Given information:
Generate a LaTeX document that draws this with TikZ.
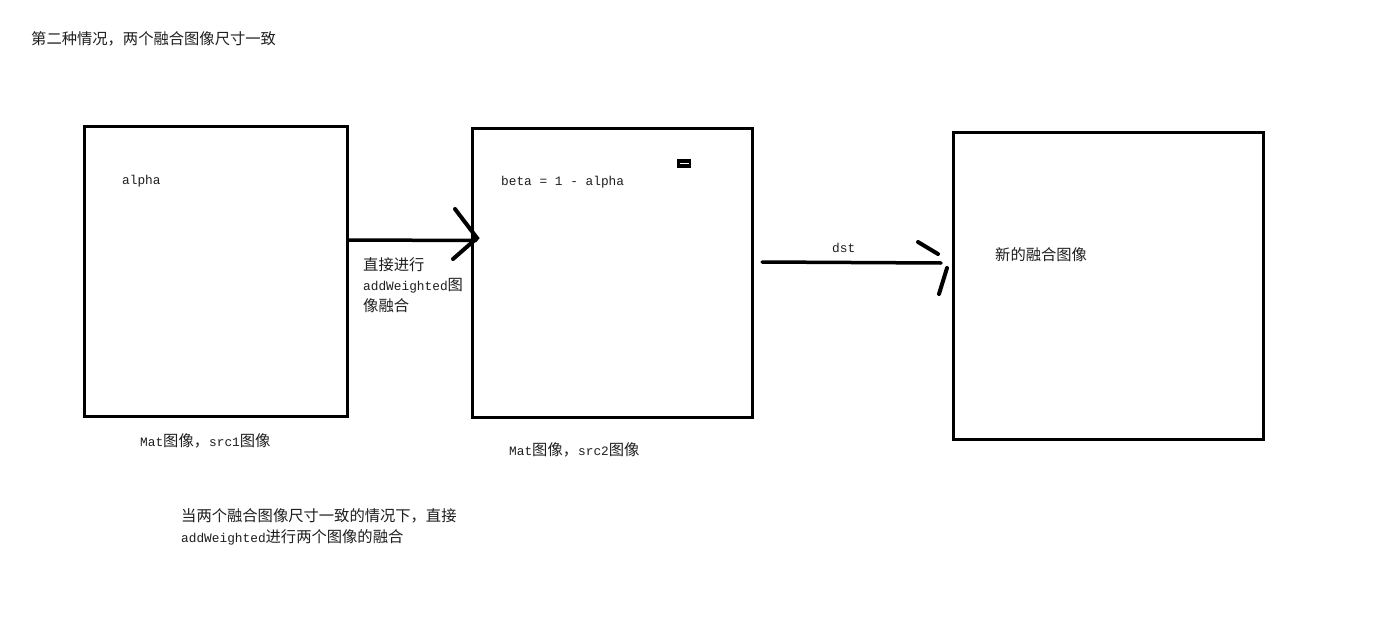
\documentclass[tikz,border=0pt]{standalone}
\usepackage{fontspec}
\setmainfont{Liberation Mono}
\newfontfamily\cjk{Noto Sans CJK SC}
\newcommand{\zh}[1]{{\cjk\fontsize{15.3}{20}\selectfont #1}}
\definecolor{txt}{HTML}{1E1E1E}
\begin{document}
\begin{tikzpicture}[x=1pt,y=-1pt,
  box/.style={draw=black, line width=3pt, inner sep=0pt},
  lbl/.style={anchor=west, inner sep=0pt, text=txt, font=\fontsize{12.8}{20}\selectfont, align=left},
  conn/.style={line width=3.5pt, line cap=round},
  headstroke/.style={line width=4pt, line cap=round}]
\useasboundingbox[fill=white] (0,0) rectangle (1377,618);

% title
\node[lbl] (title) at (31,39) {\zh{第二种情况，两个融合图像尺寸一致}};

% boxes
\node[box, minimum width=263, minimum height=290] (b1) at (216,271.5) {};
\node[box, minimum width=280, minimum height=289] (b2) at (612.5,273) {};
\node[box, minimum width=310, minimum height=307] (b3) at (1108.5,286) {};

% small mark in box 2
\node[fill=black, minimum width=14, minimum height=9, inner sep=0pt] (mark) at (684,163.5) {};
\draw[white, line width=1.5pt] ([xshift=-4.5pt]mark.center) -- ([xshift=4.5pt]mark.center);

% texts inside boxes
\node[lbl] (alpha) at (122,181) {alpha};
\node[lbl] (beta) at (501,182) {beta = 1 - alpha};
\node[lbl] (newimg) at (995,255) {\zh{新的融合图像}};

% labels below boxes
\node[lbl] (l1) at (140,441) {Mat\zh{图像，}src1\zh{图像}};
\node[lbl] (l2) at (509,450) {Mat\zh{图像，}src2\zh{图像}};

% arrow 1
\coordinate (a1s) at (b1.east |- 0,240);
\coordinate (a1e) at (476,240.5);
\draw[conn] (a1s) -- (a1e);
\coordinate (h1a) at (455,209);
\coordinate (h1b) at (477,238);
\coordinate (h1c) at (453,259);
\draw[headstroke] (h1a) -- (h1b) -- (h1c);
\node[lbl, anchor=north west, font=\fontsize{12.8}{20.5}\selectfont] (t1) at (363,257) {\zh{直接进行}\\addWeighted\zh{图}\\\zh{像融合}};

% arrow 2
\coordinate (a2s) at (762,262);
\coordinate (a2e) at (941,263);
\draw[conn] (a2s) -- (a2e);
\coordinate (h2a) at (918,242);
\coordinate (h2b) at (938,254);
\coordinate (h2c) at (947,268);
\coordinate (h2d) at (939,294);
\draw[headstroke] (h2a) -- (h2b);
\draw[headstroke] (h2c) -- (h2d);
\node[lbl] (dst) at (832,248) {dst};

% bottom note
\node[lbl, anchor=north west, font=\fontsize{12.8}{21.5}\selectfont] (note) at (181,508) {\zh{当两个融合图像尺寸一致的情况下，直接}\\addWeighted\zh{进行两个图像的融合}};
\end{tikzpicture}
\end{document}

Exercise details: The data above needs to be retyped exactly, with the images left out.

Output:
Generate a LaTeX document that draws this with TikZ.
\documentclass[tikz,border=0pt]{standalone}
\usepackage{fontspec}
\setmainfont{Liberation Mono}
\newfontfamily\cjk{Noto Sans CJK SC}
\newcommand{\zh}[1]{{\cjk\fontsize{15.3}{20}\selectfont #1}}
\definecolor{txt}{HTML}{1E1E1E}
\begin{document}
\begin{tikzpicture}[x=1pt,y=-1pt,
  box/.style={draw=black, line width=3pt, inner sep=0pt},
  lbl/.style={anchor=west, inner sep=0pt, text=txt, font=\fontsize{12.8}{20}\selectfont, align=left},
  conn/.style={line width=3.5pt, line cap=round},
  headstroke/.style={line width=4pt, line cap=round}]
\useasboundingbox[fill=white] (0,0) rectangle (1377,618);

% title
\node[lbl] (title) at (31,39) {\zh{第二种情况，两个融合图像尺寸一致}};

% boxes
\node[box, minimum width=263, minimum height=290] (b1) at (216,271.5) {};
\node[box, minimum width=280, minimum height=289] (b2) at (612.5,273) {};
\node[box, minimum width=310, minimum height=307] (b3) at (1108.5,286) {};

% small mark in box 2
\node[fill=black, minimum width=14, minimum height=9, inner sep=0pt] (mark) at (684,163.5) {};
\draw[white, line width=1.5pt] ([xshift=-4.5pt]mark.center) -- ([xshift=4.5pt]mark.center);

% texts inside boxes
\node[lbl] (alpha) at (122,181) {alpha};
\node[lbl] (beta) at (501,182) {beta = 1 - alpha};
\node[lbl] (newimg) at (995,255) {\zh{新的融合图像}};

% labels below boxes
\node[lbl] (l1) at (140,441) {Mat\zh{图像，}src1\zh{图像}};
\node[lbl] (l2) at (509,450) {Mat\zh{图像，}src2\zh{图像}};

% arrow 1
\coordinate (a1s) at (b1.east |- 0,240);
\coordinate (a1e) at (476,240.5);
\draw[conn] (a1s) -- (a1e);
\coordinate (h1a) at (455,209);
\coordinate (h1b) at (477,238);
\coordinate (h1c) at (453,259);
\draw[headstroke] (h1a) -- (h1b) -- (h1c);
\node[lbl, anchor=north west, font=\fontsize{12.8}{20.5}\selectfont] (t1) at (363,257) {\zh{直接进行}\\addWeighted\zh{图}\\\zh{像融合}};

% arrow 2
\coordinate (a2s) at (762,262);
\coordinate (a2e) at (941,263);
\draw[conn] (a2s) -- (a2e);
\coordinate (h2a) at (918,242);
\coordinate (h2b) at (938,254);
\coordinate (h2c) at (947,268);
\coordinate (h2d) at (939,294);
\draw[headstroke] (h2a) -- (h2b);
\draw[headstroke] (h2c) -- (h2d);
\node[lbl] (dst) at (832,248) {dst};

% bottom note
\node[lbl, anchor=north west, font=\fontsize{12.8}{21.5}\selectfont] (note) at (181,508) {\zh{当两个融合图像尺寸一致的情况下，直接}\\addWeighted\zh{进行两个图像的融合}};
\end{tikzpicture}
\end{document}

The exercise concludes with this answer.